SHORT PROBLEM:
Starting at the line with "Clone this chart in Bokeh." and stopping at the line with "overlap = np.minimum(bar, cross)", repeat each line exactly. Include both and omit the rest.

MATERIALS PROVIDED:
◇ ◇ ◇ ◇ ◇
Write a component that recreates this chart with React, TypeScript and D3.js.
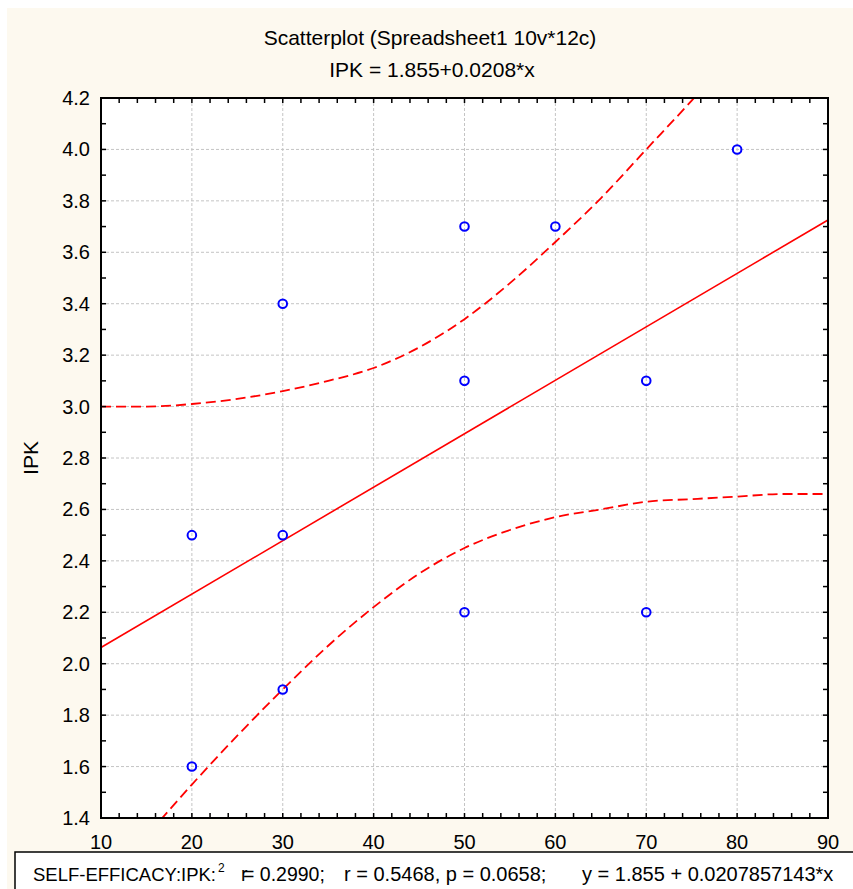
◇ ◇ ◇ ◇ ◇
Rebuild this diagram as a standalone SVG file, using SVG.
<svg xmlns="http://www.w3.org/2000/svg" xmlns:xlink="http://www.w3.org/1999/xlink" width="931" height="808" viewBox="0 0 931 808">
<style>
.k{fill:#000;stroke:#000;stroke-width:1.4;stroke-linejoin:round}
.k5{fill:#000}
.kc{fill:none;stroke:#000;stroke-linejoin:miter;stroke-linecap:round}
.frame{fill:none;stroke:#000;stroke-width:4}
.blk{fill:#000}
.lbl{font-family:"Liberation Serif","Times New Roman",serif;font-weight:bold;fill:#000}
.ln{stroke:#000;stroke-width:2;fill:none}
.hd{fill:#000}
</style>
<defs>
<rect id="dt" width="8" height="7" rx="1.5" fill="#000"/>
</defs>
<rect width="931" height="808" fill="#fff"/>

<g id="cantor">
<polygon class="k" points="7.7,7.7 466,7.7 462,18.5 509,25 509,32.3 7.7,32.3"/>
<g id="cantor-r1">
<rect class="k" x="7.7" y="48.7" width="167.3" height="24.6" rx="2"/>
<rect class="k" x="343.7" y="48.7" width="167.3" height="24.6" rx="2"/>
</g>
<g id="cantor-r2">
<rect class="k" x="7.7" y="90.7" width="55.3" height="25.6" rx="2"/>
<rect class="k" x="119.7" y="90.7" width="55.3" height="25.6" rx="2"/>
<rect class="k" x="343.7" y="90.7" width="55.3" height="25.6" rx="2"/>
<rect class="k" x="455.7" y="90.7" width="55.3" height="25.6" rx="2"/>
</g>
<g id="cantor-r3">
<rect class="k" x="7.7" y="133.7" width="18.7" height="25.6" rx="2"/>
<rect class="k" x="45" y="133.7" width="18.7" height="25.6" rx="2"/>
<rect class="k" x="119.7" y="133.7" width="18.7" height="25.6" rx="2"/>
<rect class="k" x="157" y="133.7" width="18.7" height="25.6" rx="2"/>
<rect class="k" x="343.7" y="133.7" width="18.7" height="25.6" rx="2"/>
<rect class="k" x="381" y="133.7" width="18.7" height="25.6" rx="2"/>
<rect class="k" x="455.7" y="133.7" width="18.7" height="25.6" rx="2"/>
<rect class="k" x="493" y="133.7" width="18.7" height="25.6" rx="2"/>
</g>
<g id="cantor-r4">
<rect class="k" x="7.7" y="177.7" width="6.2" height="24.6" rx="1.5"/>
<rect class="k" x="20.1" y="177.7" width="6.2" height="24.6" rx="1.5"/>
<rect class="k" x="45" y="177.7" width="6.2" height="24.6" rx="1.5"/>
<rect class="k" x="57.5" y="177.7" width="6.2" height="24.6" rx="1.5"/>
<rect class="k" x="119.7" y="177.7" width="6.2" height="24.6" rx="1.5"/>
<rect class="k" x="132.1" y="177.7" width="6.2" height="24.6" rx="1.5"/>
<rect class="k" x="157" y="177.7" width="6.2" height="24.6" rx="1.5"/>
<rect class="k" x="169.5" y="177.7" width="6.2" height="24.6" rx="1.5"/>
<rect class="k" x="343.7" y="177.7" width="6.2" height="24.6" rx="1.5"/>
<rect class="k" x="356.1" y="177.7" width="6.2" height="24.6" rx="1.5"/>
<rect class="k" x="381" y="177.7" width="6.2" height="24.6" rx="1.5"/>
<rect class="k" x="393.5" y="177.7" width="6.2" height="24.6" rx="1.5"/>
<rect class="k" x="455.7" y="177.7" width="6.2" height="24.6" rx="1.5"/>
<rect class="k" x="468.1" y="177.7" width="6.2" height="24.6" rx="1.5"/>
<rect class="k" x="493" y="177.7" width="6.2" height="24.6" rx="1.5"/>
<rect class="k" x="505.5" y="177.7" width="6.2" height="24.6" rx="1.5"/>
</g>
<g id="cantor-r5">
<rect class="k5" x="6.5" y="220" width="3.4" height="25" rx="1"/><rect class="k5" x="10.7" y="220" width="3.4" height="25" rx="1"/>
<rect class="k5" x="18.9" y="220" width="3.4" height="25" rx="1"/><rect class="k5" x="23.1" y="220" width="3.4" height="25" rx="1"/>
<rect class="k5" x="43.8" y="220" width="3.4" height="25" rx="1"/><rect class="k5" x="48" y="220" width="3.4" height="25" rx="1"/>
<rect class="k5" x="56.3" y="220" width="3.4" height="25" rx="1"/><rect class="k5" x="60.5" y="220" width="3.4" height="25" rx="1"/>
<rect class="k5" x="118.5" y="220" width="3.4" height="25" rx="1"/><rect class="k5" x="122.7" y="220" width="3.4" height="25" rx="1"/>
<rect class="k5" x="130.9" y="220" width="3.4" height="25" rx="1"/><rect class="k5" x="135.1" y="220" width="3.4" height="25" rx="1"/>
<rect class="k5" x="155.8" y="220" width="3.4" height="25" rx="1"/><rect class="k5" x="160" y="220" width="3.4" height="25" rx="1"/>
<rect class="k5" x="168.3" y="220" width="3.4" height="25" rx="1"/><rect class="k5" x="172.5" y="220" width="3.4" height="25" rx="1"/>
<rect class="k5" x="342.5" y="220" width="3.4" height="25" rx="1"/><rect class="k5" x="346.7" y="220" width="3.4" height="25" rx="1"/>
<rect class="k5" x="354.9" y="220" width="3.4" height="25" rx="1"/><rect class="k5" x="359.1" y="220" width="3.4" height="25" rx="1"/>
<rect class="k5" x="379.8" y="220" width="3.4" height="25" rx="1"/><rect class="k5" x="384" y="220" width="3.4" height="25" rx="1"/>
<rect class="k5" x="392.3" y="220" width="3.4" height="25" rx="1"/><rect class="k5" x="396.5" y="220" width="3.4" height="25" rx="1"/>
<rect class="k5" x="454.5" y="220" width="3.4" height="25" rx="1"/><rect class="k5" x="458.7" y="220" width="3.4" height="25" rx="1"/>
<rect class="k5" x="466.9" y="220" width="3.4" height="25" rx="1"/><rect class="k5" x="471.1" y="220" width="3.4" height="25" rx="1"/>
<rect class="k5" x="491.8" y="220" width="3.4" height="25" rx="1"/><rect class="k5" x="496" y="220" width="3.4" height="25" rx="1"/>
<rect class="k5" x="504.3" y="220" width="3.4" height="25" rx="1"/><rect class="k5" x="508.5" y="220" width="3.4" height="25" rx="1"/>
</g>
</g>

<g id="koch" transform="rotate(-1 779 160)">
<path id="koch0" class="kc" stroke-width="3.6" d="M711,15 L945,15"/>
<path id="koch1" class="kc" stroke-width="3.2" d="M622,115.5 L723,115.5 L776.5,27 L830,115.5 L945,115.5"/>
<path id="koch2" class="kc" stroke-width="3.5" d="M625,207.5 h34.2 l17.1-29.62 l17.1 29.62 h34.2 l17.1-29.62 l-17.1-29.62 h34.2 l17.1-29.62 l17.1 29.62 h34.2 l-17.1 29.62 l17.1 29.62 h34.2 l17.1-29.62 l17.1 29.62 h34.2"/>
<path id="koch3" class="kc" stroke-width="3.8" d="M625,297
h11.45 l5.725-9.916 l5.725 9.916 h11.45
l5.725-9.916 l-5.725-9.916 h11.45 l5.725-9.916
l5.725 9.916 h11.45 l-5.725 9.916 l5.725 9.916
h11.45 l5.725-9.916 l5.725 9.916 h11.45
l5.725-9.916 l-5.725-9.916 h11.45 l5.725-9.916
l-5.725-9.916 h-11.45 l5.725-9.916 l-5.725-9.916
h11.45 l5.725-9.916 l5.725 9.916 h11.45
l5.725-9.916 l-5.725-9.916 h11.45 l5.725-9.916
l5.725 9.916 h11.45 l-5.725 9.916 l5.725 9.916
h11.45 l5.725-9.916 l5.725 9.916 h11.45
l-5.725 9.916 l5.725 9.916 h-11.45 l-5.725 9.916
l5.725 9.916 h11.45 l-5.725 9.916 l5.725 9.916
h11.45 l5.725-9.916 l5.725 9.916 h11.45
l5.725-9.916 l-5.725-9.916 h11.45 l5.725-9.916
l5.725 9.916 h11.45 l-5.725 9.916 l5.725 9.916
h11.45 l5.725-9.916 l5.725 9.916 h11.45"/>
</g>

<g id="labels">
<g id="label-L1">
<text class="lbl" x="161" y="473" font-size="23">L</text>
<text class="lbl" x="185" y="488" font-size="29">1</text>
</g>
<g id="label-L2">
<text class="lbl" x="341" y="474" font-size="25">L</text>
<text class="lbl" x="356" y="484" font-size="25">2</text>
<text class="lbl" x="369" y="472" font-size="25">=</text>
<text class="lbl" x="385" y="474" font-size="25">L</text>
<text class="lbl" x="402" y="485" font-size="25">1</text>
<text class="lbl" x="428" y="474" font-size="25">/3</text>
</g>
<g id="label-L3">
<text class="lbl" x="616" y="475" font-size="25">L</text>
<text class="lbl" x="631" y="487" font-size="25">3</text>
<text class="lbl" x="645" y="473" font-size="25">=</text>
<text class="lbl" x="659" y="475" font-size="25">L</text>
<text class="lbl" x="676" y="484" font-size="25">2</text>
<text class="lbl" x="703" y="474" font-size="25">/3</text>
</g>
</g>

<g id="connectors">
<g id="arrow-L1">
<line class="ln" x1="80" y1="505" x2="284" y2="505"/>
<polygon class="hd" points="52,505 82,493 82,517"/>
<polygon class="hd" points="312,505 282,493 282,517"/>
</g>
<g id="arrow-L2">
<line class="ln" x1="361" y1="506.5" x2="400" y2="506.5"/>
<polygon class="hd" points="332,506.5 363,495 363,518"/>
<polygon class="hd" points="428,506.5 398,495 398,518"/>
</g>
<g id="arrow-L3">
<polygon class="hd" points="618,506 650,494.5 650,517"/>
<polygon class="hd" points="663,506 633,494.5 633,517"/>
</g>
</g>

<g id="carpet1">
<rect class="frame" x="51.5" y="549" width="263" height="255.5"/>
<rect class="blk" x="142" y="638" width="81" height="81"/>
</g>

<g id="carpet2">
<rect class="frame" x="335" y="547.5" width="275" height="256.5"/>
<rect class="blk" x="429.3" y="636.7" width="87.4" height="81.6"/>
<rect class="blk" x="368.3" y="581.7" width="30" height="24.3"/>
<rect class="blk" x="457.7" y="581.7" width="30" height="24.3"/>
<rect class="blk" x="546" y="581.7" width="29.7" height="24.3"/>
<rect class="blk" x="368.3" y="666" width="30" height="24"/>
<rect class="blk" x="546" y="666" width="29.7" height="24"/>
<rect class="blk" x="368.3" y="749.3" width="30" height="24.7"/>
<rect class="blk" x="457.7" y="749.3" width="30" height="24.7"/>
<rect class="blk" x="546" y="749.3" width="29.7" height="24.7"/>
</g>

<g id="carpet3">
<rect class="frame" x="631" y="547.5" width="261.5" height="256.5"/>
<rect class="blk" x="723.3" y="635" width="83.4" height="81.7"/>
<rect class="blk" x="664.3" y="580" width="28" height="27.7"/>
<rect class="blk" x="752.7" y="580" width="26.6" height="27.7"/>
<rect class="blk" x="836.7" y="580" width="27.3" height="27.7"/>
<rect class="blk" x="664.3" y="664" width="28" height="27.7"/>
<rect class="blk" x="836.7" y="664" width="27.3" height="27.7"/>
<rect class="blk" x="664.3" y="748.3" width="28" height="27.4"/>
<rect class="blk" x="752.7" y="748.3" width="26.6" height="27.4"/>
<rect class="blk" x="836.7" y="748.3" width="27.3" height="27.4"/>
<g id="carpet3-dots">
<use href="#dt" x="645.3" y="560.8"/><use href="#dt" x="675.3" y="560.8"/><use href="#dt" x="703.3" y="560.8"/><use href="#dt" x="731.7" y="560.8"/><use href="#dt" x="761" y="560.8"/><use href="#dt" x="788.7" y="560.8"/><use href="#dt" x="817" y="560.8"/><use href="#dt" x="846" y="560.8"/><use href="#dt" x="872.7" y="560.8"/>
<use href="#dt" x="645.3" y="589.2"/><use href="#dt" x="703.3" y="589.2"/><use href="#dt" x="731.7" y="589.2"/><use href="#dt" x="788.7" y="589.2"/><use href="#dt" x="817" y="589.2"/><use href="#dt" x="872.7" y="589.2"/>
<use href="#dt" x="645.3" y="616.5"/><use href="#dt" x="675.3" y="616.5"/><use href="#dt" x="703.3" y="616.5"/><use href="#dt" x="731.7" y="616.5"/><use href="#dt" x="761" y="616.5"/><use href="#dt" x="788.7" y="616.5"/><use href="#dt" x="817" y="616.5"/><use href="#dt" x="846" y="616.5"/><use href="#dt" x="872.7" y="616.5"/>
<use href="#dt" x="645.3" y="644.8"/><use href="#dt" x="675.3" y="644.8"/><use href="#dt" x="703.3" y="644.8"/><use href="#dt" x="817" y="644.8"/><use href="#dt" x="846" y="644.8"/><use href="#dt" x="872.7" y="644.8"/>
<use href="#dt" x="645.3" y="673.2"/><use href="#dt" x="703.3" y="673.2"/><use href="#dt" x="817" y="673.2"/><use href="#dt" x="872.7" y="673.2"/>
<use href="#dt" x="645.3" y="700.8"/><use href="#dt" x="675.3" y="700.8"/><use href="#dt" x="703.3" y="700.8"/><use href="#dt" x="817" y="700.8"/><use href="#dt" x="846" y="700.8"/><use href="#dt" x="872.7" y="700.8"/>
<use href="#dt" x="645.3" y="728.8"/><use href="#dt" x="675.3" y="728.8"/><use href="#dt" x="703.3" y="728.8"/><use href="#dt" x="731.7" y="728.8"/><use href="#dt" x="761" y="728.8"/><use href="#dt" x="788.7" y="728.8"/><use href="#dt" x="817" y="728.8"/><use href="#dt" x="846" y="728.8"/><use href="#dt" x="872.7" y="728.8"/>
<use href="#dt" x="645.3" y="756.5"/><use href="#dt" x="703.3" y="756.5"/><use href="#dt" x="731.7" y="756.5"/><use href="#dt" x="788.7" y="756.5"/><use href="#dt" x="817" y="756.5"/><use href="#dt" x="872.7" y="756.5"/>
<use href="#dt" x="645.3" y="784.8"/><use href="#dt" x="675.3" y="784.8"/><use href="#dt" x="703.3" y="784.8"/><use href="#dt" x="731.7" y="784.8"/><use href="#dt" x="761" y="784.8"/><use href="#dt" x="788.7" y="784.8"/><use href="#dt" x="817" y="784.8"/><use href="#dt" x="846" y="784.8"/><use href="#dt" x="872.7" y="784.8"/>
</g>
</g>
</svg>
◇ ◇ ◇ ◇ ◇
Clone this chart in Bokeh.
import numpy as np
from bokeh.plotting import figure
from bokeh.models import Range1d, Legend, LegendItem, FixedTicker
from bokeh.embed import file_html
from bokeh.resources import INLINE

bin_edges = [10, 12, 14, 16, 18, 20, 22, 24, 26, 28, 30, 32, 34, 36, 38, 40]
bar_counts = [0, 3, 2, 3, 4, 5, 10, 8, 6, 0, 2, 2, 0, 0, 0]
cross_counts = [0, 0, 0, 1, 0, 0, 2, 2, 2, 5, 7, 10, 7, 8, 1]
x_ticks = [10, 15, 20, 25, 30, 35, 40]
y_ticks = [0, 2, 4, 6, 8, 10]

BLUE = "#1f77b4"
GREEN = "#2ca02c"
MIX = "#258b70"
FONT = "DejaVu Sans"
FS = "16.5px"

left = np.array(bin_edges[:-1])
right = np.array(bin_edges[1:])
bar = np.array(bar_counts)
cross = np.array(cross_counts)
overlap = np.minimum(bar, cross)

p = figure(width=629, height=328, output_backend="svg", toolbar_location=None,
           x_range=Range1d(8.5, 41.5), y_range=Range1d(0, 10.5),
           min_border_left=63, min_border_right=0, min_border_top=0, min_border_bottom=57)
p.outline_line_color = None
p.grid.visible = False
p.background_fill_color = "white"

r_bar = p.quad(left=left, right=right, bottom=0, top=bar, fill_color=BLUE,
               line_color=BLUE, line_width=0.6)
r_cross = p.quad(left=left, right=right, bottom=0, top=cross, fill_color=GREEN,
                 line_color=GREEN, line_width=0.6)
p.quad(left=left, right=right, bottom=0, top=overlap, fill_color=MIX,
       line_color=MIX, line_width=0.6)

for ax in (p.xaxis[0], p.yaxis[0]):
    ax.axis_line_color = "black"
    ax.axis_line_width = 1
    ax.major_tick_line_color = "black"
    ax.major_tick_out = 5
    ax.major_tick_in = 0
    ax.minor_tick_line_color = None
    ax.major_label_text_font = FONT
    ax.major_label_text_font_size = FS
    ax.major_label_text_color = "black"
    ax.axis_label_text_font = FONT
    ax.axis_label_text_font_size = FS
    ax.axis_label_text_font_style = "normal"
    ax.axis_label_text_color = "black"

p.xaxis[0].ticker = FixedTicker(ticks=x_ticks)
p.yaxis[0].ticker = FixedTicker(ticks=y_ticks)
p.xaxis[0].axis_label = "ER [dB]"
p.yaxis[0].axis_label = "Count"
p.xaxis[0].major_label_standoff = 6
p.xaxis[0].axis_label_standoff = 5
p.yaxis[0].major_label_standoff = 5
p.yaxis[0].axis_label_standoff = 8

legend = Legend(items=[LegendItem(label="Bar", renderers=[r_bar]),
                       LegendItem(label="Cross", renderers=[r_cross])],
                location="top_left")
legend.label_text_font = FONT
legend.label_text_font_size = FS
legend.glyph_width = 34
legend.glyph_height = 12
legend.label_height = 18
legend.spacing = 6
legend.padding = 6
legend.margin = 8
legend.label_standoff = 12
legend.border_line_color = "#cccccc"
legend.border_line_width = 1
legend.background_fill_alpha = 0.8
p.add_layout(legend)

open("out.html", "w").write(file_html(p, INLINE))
◇ ◇ ◇ ◇ ◇
RESULT OF THE TASK:
Clone this chart in Bokeh.
import numpy as np
from bokeh.plotting import figure
from bokeh.models import Range1d, Legend, LegendItem, FixedTicker
from bokeh.embed import file_html
from bokeh.resources import INLINE

bin_edges = [10, 12, 14, 16, 18, 20, 22, 24, 26, 28, 30, 32, 34, 36, 38, 40]
bar_counts = [0, 3, 2, 3, 4, 5, 10, 8, 6, 0, 2, 2, 0, 0, 0]
cross_counts = [0, 0, 0, 1, 0, 0, 2, 2, 2, 5, 7, 10, 7, 8, 1]
x_ticks = [10, 15, 20, 25, 30, 35, 40]
y_ticks = [0, 2, 4, 6, 8, 10]

BLUE = "#1f77b4"
GREEN = "#2ca02c"
MIX = "#258b70"
FONT = "DejaVu Sans"
FS = "16.5px"

left = np.array(bin_edges[:-1])
right = np.array(bin_edges[1:])
bar = np.array(bar_counts)
cross = np.array(cross_counts)
overlap = np.minimum(bar, cross)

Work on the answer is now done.